Pull out every line containing the string "this".

* Start *

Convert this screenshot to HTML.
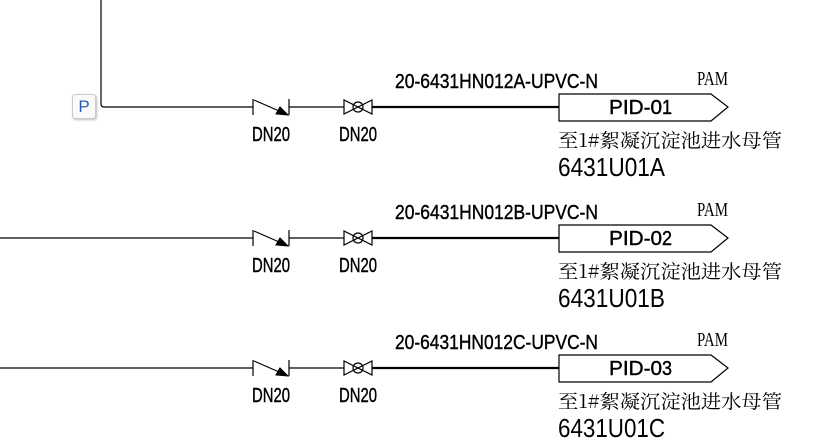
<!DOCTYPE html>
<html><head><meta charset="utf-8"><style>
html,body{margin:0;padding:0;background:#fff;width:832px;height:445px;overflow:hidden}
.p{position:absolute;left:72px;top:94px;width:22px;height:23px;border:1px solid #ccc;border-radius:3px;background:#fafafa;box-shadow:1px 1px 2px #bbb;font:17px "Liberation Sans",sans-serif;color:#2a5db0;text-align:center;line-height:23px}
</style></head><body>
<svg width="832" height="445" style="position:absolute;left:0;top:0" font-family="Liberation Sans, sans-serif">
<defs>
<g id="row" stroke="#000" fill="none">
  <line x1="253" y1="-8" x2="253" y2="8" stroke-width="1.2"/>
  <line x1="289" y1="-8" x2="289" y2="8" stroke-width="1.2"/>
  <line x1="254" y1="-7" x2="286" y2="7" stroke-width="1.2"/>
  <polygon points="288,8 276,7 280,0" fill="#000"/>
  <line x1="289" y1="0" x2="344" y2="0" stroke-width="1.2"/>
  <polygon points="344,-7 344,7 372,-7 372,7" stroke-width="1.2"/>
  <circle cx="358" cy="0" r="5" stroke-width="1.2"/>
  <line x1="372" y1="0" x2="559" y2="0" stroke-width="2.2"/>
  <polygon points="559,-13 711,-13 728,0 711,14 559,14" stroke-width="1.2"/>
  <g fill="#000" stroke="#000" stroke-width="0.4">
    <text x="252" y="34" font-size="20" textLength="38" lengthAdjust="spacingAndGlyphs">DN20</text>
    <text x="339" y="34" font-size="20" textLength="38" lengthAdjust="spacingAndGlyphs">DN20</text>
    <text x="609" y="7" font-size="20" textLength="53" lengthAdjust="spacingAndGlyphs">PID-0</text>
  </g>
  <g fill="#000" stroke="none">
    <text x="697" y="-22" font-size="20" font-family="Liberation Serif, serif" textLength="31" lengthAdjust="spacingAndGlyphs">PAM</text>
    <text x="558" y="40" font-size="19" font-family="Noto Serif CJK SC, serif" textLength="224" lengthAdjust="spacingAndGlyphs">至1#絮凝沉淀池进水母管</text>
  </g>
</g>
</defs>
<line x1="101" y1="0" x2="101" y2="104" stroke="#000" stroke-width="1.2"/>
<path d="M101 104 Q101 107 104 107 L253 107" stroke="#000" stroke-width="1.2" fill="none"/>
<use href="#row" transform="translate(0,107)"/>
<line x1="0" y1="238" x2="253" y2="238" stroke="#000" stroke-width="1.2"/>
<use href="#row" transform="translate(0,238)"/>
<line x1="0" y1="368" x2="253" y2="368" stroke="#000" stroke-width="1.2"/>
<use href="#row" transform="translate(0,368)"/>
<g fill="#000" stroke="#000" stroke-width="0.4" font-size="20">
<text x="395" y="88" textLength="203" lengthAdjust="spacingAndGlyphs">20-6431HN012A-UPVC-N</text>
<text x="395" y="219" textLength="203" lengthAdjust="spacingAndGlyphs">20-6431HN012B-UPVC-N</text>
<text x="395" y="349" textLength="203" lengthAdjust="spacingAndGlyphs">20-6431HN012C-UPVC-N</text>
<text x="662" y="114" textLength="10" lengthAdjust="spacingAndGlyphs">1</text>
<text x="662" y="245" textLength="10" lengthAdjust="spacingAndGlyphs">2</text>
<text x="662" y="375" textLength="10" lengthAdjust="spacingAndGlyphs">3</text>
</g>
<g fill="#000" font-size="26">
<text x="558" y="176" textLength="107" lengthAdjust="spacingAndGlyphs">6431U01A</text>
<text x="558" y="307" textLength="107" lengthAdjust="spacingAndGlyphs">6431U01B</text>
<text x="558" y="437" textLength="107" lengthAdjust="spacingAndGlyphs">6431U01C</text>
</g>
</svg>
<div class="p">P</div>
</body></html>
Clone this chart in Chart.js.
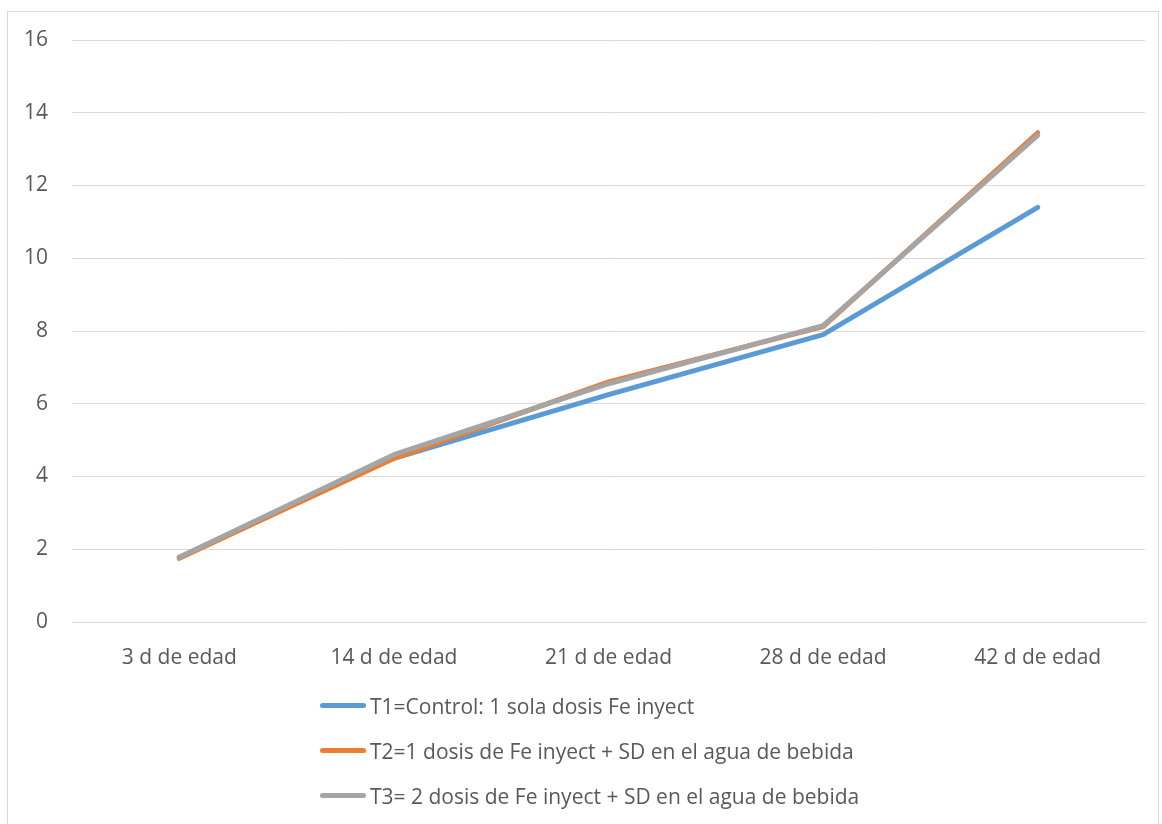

* End *

» Output of the task
Convert this screenshot to HTML.
Clone this chart in Chart.js.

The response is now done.